Some people let their emergency fund do double duty as a sinking fund. But again, whether it makes sense to have a separate cash cushion vs. emergency fund can depend on the type of expenses you’re saving for and how much you’re able to save. For many, having a clear separation between money for unexpected expenses and money saved for foreseeable goals can be a very positive arrangement.
Banking With SoFi
A sinking fund can help you stay on track when saving for planned expenses. You can use sinking funds to save for a wide range of expenses, without having to dip into other savings, your emergency fund, or breaking out your plastic. It can be a helpful way to organize your finances and meet your money and lifestyle goals.

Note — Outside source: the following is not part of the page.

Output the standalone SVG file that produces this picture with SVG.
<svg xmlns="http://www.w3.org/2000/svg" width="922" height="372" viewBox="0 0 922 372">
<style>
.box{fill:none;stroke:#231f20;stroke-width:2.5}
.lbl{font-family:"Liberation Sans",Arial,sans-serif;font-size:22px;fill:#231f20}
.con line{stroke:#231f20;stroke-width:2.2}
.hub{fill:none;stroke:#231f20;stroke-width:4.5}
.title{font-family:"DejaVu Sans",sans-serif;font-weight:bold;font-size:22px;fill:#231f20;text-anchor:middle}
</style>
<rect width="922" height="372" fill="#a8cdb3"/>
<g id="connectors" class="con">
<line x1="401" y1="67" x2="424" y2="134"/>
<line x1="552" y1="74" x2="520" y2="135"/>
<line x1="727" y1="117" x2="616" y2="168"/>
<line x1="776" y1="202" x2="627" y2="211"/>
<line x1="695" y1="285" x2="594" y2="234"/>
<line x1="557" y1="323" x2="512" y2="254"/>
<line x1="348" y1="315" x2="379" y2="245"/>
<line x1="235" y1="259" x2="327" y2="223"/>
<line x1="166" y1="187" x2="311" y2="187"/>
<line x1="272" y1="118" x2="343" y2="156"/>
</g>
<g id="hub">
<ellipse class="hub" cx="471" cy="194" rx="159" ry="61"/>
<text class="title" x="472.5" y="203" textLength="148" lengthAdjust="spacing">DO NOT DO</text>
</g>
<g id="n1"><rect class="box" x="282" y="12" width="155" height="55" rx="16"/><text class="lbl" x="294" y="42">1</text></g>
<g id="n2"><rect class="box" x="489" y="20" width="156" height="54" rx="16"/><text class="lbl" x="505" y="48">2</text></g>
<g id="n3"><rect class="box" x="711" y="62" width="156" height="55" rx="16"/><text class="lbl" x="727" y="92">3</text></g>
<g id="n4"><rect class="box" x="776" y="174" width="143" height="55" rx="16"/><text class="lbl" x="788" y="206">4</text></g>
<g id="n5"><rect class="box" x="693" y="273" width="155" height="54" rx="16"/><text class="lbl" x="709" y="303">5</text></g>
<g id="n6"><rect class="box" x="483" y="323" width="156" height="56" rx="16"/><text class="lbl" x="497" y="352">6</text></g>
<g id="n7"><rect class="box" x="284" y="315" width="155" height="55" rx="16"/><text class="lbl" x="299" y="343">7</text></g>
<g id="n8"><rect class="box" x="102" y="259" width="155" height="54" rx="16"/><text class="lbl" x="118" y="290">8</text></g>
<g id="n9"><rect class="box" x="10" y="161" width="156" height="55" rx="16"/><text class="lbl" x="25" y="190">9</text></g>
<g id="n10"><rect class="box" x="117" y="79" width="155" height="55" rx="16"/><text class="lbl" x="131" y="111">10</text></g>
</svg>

If you’re ready to start saving, consider opening an online bank account with SoFi. We offer Checking and Savings online, in one convenient place. When you sign up with direct deposit, you’ll avoid all the usual banking fees while earning a hyper competitive rate of 1.80% APY on deposits as you work toward your financial goals.
What is the purpose of a sinking fund?
The purpose of a sinking fund is to help you save money toward planned expenses. You may use sinking funds to save for either one-time or recurring expenses.
How is a sinking fund different from an emergency fund?
A sinking fund is designed to pay for planned expenses. Emergency funds are used to hold money for unplanned or unexpected expenses.
What is considered a healthy sinking fund?
A healthy sinking fund has enough money to cover any planned expenses you might have on the horizon. The size of your sinking fund will depend on which expenses you’re planning for, how often you’re saving for those expenses, and how much you’re saving toward them each month.